The 1990s was not a classic era for mainstream superhero comics, and exemplifying that are the first three chapters of Cosmic Powers. They’re a grossly extended set-up for what follows, with the unlikely premise of Thanos gathering a group of Marvel villains whom he tasks with abducting a holy man on his behalf. Ron Marz provides barely enough plot for a third of the sixty pages this occupies, while Tom Grindberg’s art is gruesome in places. His characters have muscles where no muscles should exist.

Holy man duly abducted, we move to the main event, where Marz has given equally little thought to his plot. Thanos acquires some knowledge in a strained and time consuming fashion, yet it’s knowledge he could have discovered in innumerable easier ways.
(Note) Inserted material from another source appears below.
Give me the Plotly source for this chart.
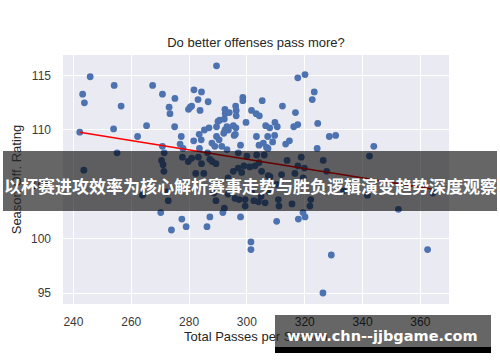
import plotly.graph_objects as go

# Total passes per season (x) and season offensive rating (y)
passes = [
    245.8, 243.2, 243.8, 242.2, 254.1, 256.5, 253.9, 262.2, 265.3, 267.4,
    270.8, 273.1, 273.4, 275.0, 275.1, 277.3, 276.9, 277.9, 270.8, 279.8,
    280.4, 280.9, 281.7, 283.1, 284.3, 283.8, 286.6, 281.6, 283.5, 284.2,
    285.3, 286.9, 283.6, 287.9, 288.9, 291.3, 293.1, 289.5, 290.0, 290.6,
    292.4, 292.5, 293.9, 292.2, 293.1, 292.4, 292.0, 293.6, 289.5, 296.1,
    296.3, 296.3, 295.3, 296.2, 295.6, 296.0, 297.8, 298.6, 298.6, 299.7,
    301.6, 303.2, 304.3, 305.3, 303.3, 304.2, 305.7, 306.8, 307.3, 306.5,
    307.9, 307.2, 308.9, 309.6, 309.7, 310.5, 312.3, 313.4, 314.7, 316.8,
    316.2, 317.6, 317.6, 320.1, 322.6, 323.3, 324.5, 324.3, 328.5, 330.7,
    343.9, 289.5, 290.4,
    255.1, 243.6, 263.9, 270.5, 271.0, 271.3, 271.4, 272.2, 272.8, 277.7,
    279.7, 280.9, 283.2, 284.3, 286.4, 287.2, 288.0, 289.3, 297.0, 300.0,
    303.4, 306.0, 304.2, 297.0, 298.2, 299.0, 301.0, 302.8, 305.1, 295.3,
    293.5, 307.4, 308.0, 312.0, 313.9, 318.8, 317.6, 316.6, 319.9, 319.5,
    326.4, 327.6, 333.4, 310.3, 310.9, 311.1, 315.6, 322.1, 321.8, 307.7,
    306.3, 304.0, 302.4, 304.9, 299.4, 299.4, 295.9, 297.3, 292.2, 289.3,
    288.6, 293.5, 285.1, 282.3, 342.4, 341.7, 364.3, 301.6,
    270.2, 291.7, 287.2, 277.5, 273.9, 279.0, 286.2, 297.8, 310.3, 317.8,
    320.1, 319.4, 301.4, 301.4, 329.2, 326.3, 352.4, 362.5,
]
rating = [
    114.9, 113.3, 112.5, 109.8, 114.1, 112.2, 110.1, 109.4, 110.4, 114.1,
    113.3, 112.1, 111.5, 110.3, 112.9, 109.4, 108.7, 108.3, 108.5, 111.9,
    112.1, 112.2, 113.7, 112.8, 113.5, 111.8, 112.6, 109.0, 109.6, 109.1,
    110.0, 110.2, 108.3, 108.8, 108.5, 108.5, 108.2, 110.3, 110.8, 110.9,
    111.9, 111.5, 111.6, 111.0, 110.3, 110.0, 109.7, 110.0, 115.9, 112.2,
    111.8, 111.3, 110.4, 110.2, 109.5, 109.6, 108.6, 113.0, 112.7, 110.7,
    111.8, 111.5, 111.3, 112.7, 109.4, 108.6, 108.8, 108.4, 108.3, 110.4,
    110.2, 109.4, 108.9, 109.5, 110.7, 110.3, 112.2, 108.7, 109.0, 111.6,
    110.3, 110.5, 114.8, 115.1, 112.8, 113.5, 110.6, 108.3, 109.4, 109.5,
    108.5, 109.4, 109.1,
    107.9, 106.3, 104.0, 107.2, 106.8, 106.2, 107.9, 104.3, 103.5, 107.5,
    107.1, 107.4, 107.5, 106.9, 107.9, 107.3, 107.1, 106.9, 107.9, 107.6,
    107.7, 107.7, 107.0, 106.5, 106.1, 106.7, 106.6, 106.7, 106.2, 106.2,
    105.6, 105.8, 105.7, 105.9, 107.2, 107.5, 106.7, 106.0, 106.5, 105.6,
    107.2, 106.2, 104.4, 105.0, 103.6, 103.0, 103.2, 103.6, 103.0, 104.3,
    103.3, 103.4, 103.5, 103.9, 103.6, 103.0, 103.7, 103.6, 102.8, 103.5,
    104.2, 104.1, 106.0, 106.0, 107.6, 104.0, 104.2, 104.3,
    102.4, 102.4, 102.0, 101.8, 100.8, 101.1, 101.1, 102.0, 101.6, 101.8,
    102.0, 102.4, 99.7, 99.0, 98.5, 95.0, 102.7, 99.0,
]

# regression line end points
fit_x = [242.2, 364.3]
fit_y = [109.8, 104.55]

x_ticks = [240, 260, 280, 300, 320, 340, 360]
y_ticks = [95, 100, 105, 110, 115]

title_text = "Do better offenses pass more?"
x_title = "Total Passes per Season"
y_title = "Season Off. Rating"
banner_text = "以杯赛进攻效率为核心解析赛事走势与胜负逻辑演变趋势深度观察"
watermark_text = "www.chn--jjbgame.com"

W, H = 500, 362
L, R, T, B = 63, 51, 55, 58
pw, ph = W - L - R, H - T - B


def px_x(p):
    return (p - L) / pw


def px_y(p):
    return (H - B - p) / ph


fig = go.Figure()
fig.add_trace(go.Scatter(
    x=passes, y=rating, mode="markers",
    marker=dict(color="#4C72B0", size=6.8, line=dict(width=0)),
    showlegend=False, hoverinfo="skip"))
fig.add_trace(go.Scatter(
    x=fit_x, y=fit_y, mode="lines",
    line=dict(color="#FF0000", width=1.6),
    showlegend=False, hoverinfo="skip"))

font_family = "Liberation Sans, Arial, sans-serif"

fig.update_layout(
    width=W, height=H,
    margin=dict(l=L, r=R, t=T, b=B, pad=0, autoexpand=False),
    paper_bgcolor="white",
    plot_bgcolor="#EAEAF2",
    font=dict(family=font_family, color="#262626", size=12),
    title=dict(text=title_text, x=(L + pw / 2) / W, xanchor="center",
               y=1 - 42 / H, yanchor="middle", yref="container",
               font=dict(size=13, color="#262626", family=font_family)),
    xaxis=dict(range=[236.4, 369.9], tickvals=x_ticks, automargin=False,
               showgrid=True, gridcolor="white", gridwidth=1.3,
               zeroline=False, showline=False, ticks="",
               ticklabelstandoff=9,
               tickfont=dict(size=12, color="#3a3a3a"),
               title=dict(text=x_title, standoff=3,
                          font=dict(size=13, color="#262626"))),
    yaxis=dict(range=[93.99, 116.9], tickvals=y_ticks, automargin=False,
               showgrid=True, gridcolor="white", gridwidth=1.3,
               zeroline=False, showline=False, ticks="",
               ticklabelstandoff=11,
               tickfont=dict(size=12, color="#3a3a3a"),
               title=dict(text=y_title, standoff=6,
                          font=dict(size=13, color="#262626"))),
)

# banner overlay
fig.add_shape(type="rect", xref="paper", yref="paper",
              x0=px_x(3), x1=px_x(497), y0=px_y(211), y1=px_y(151),
              fillcolor="rgba(0,0,0,0.6)", line=dict(width=0), layer="above")
fig.add_annotation(text=banner_text, xref="paper", yref="paper",
                   x=px_x(250), y=px_y(185), xanchor="center", yanchor="middle",
                   showarrow=False,
                   font=dict(family="Noto Sans CJK SC", size=17, color="white", weight="bold"))

# watermark box
fig.add_shape(type="rect", xref="paper", yref="paper",
              x0=px_x(275), x1=px_x(491), y0=px_y(347), y1=px_y(315),
              fillcolor="rgba(0,0,0,0.6)", line=dict(width=0), layer="above")
fig.add_shape(type="rect", xref="paper", yref="paper",
              x0=px_x(275), x1=px_x(491), y0=px_y(353), y1=px_y(347),
              fillcolor="black", line=dict(width=0), layer="above")
fig.add_annotation(text=watermark_text, xref="paper", yref="paper",
                   x=px_x(382), y=px_y(336), xanchor="center", yanchor="middle",
                   showarrow=False,
                   font=dict(family="DejaVu Sans", size=14.5, color="white", weight="bold"))

fig.write_html("out.html", config={"displayModeBar": False},
               post_script="document.body.style.margin='0px';document.body.style.padding='0px';")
It takes not far short of a hundred tedious pages to reach the point where Thanos decides he wants to take on Tyrant, whose heavyweight credentials are established by his going toe to toe with Galactus. The endlessly foreshadowed conflict doesn’t occur until we’ve had four further chapters of various enormously powerful beings going through their paces. This is handled with almost zero wit or imagination. Marz attempts to fool readers with a dream sequences, an ambush, illusions, each of them utterly predictable in plots that are three-quarters padding. Marz only has to have one of his characters pick a fight and the next ten pages are sorted.

‘Grotesque’ about describes much of the art. Scot Eaton, Ron Lim, Jeff Moore and Andy Smith all work in standard 1990s style, filling their pages with extraneous lines, yet barely bothering about backgrounds. Lim (featured page) is the best of them, his layouts at least showing some imagination and the occasional application of time and effort, but his style is no better than the prevailing standard.

In the final chapter Marz provides strained biblical analogies to accompany the conflict the entire book has been leading to. Except he’s spent so many of the previous pages pitting one immensely powerful being against another that any spectacle, along with any plot, is now entirely redundant. Funkadelic once released an album titled Cosmic Slop, and anyone looking for cosmic thrills is better off with that.